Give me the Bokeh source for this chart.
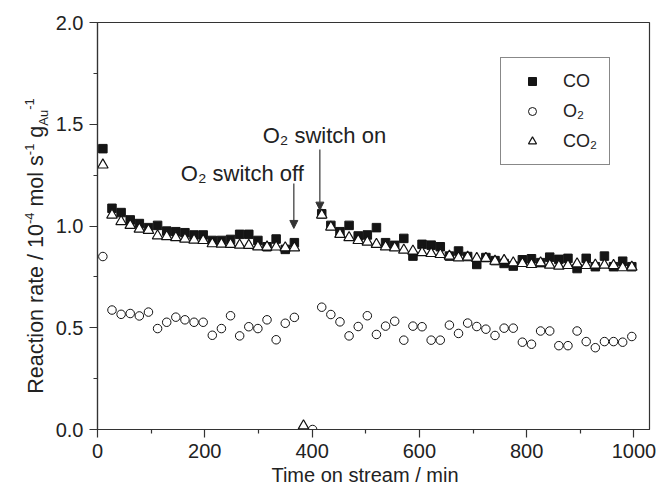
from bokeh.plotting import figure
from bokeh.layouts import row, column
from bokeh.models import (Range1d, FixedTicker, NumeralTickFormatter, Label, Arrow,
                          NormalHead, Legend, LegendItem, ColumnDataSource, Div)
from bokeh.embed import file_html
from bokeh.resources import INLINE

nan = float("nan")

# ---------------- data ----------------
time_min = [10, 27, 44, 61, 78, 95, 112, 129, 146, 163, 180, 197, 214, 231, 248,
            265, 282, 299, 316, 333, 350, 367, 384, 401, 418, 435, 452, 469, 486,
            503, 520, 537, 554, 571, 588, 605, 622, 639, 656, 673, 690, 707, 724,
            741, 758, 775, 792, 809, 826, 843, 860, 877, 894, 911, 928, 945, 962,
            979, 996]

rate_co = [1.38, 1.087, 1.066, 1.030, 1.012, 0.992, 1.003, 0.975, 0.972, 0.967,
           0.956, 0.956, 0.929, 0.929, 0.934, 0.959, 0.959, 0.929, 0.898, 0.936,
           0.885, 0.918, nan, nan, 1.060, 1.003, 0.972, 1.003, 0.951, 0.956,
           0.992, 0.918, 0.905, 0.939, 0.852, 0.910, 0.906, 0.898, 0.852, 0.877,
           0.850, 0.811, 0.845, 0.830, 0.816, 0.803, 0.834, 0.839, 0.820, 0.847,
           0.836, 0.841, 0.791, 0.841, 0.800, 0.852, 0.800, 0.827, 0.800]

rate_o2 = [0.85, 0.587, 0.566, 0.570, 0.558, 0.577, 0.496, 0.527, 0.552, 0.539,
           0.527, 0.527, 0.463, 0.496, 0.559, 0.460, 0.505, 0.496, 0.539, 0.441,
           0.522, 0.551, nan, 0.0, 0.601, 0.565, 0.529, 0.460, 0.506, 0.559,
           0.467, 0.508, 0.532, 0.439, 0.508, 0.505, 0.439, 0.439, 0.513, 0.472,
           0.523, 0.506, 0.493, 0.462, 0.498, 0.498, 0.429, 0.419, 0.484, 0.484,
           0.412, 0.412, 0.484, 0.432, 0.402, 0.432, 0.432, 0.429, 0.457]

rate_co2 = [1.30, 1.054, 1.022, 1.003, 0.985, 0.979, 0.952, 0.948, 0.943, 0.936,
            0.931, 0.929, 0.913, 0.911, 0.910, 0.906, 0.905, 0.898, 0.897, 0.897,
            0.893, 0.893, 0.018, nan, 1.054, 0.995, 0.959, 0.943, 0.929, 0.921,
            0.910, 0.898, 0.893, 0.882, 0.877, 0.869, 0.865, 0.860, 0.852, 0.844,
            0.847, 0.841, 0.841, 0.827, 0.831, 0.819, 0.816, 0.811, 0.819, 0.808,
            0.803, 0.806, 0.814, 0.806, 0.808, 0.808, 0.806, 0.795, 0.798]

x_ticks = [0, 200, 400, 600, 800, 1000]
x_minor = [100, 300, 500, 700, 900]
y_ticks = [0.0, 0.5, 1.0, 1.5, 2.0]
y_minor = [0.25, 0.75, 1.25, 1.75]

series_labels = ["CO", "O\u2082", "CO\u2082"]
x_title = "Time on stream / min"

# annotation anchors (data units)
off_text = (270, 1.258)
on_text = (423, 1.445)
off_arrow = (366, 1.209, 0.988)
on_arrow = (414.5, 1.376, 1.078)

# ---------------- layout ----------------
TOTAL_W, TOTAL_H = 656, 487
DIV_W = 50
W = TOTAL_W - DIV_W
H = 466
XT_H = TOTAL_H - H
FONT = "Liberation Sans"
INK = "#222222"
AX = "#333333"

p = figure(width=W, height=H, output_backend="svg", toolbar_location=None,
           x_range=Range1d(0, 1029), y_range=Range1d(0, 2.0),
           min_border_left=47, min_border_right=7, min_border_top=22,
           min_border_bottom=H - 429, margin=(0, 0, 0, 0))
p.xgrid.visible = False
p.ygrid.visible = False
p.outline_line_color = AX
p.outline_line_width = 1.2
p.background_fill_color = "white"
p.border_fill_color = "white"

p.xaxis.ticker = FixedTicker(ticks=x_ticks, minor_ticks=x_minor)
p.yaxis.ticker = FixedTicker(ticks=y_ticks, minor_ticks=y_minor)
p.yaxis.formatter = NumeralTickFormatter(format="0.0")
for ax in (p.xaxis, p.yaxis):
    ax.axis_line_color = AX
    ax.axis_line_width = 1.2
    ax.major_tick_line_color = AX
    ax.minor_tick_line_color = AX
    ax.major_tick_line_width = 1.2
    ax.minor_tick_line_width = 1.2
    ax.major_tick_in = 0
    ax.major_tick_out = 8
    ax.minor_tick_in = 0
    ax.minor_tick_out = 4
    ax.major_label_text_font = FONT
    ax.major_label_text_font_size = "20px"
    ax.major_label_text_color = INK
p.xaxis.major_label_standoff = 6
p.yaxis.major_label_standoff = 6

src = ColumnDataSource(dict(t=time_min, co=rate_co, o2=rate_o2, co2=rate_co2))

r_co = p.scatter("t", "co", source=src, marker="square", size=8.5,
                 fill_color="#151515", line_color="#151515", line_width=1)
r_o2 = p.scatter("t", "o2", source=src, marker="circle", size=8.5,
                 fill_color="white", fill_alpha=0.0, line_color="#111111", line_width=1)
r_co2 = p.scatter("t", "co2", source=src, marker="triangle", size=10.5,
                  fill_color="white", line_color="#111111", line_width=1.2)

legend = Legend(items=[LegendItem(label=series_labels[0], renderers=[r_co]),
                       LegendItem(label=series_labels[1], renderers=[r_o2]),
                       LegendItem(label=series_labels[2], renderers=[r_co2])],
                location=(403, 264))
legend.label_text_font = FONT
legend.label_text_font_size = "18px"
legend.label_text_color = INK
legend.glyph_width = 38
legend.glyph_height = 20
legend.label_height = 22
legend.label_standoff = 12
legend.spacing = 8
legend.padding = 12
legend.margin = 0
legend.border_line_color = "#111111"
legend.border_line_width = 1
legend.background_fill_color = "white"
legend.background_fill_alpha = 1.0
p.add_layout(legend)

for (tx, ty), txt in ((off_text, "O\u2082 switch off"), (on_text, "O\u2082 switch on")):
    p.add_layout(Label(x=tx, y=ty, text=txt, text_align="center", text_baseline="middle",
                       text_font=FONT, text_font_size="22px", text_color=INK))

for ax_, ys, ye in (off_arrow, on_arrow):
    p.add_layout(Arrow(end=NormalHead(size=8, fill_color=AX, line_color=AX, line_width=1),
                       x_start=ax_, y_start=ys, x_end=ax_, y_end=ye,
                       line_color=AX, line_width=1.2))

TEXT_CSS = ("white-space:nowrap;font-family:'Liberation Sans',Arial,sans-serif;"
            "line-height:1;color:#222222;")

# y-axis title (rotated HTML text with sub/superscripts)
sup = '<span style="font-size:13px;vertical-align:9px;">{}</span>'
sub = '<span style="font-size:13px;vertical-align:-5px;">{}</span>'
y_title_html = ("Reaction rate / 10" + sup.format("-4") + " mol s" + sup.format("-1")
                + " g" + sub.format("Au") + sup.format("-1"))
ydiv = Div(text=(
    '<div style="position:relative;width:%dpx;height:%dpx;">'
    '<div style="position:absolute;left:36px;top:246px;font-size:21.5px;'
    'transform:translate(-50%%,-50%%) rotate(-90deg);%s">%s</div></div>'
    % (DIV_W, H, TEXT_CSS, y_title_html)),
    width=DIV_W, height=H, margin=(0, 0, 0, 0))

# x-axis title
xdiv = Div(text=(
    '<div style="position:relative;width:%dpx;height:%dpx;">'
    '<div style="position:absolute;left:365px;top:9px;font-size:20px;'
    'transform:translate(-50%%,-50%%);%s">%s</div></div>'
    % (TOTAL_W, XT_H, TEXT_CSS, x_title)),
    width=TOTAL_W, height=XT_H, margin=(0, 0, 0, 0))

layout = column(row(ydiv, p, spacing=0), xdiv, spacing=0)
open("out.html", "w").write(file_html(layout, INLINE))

Exercise brief>
Leave out the pictures. Transcribe only the lines above, from the first through the one that contains "0.412, 0.412, 0.484, 0.432, 0.402, 0.432, 0.432, 0.429, 0.457]".

Answer to this problem>
Give me the Bokeh source for this chart.
from bokeh.plotting import figure
from bokeh.layouts import row, column
from bokeh.models import (Range1d, FixedTicker, NumeralTickFormatter, Label, Arrow,
                          NormalHead, Legend, LegendItem, ColumnDataSource, Div)
from bokeh.embed import file_html
from bokeh.resources import INLINE

nan = float("nan")

# ---------------- data ----------------
time_min = [10, 27, 44, 61, 78, 95, 112, 129, 146, 163, 180, 197, 214, 231, 248,
            265, 282, 299, 316, 333, 350, 367, 384, 401, 418, 435, 452, 469, 486,
            503, 520, 537, 554, 571, 588, 605, 622, 639, 656, 673, 690, 707, 724,
            741, 758, 775, 792, 809, 826, 843, 860, 877, 894, 911, 928, 945, 962,
            979, 996]

rate_co = [1.38, 1.087, 1.066, 1.030, 1.012, 0.992, 1.003, 0.975, 0.972, 0.967,
           0.956, 0.956, 0.929, 0.929, 0.934, 0.959, 0.959, 0.929, 0.898, 0.936,
           0.885, 0.918, nan, nan, 1.060, 1.003, 0.972, 1.003, 0.951, 0.956,
           0.992, 0.918, 0.905, 0.939, 0.852, 0.910, 0.906, 0.898, 0.852, 0.877,
           0.850, 0.811, 0.845, 0.830, 0.816, 0.803, 0.834, 0.839, 0.820, 0.847,
           0.836, 0.841, 0.791, 0.841, 0.800, 0.852, 0.800, 0.827, 0.800]

rate_o2 = [0.85, 0.587, 0.566, 0.570, 0.558, 0.577, 0.496, 0.527, 0.552, 0.539,
           0.527, 0.527, 0.463, 0.496, 0.559, 0.460, 0.505, 0.496, 0.539, 0.441,
           0.522, 0.551, nan, 0.0, 0.601, 0.565, 0.529, 0.460, 0.506, 0.559,
           0.467, 0.508, 0.532, 0.439, 0.508, 0.505, 0.439, 0.439, 0.513, 0.472,
           0.523, 0.506, 0.493, 0.462, 0.498, 0.498, 0.429, 0.419, 0.484, 0.484,
           0.412, 0.412, 0.484, 0.432, 0.402, 0.432, 0.432, 0.429, 0.457]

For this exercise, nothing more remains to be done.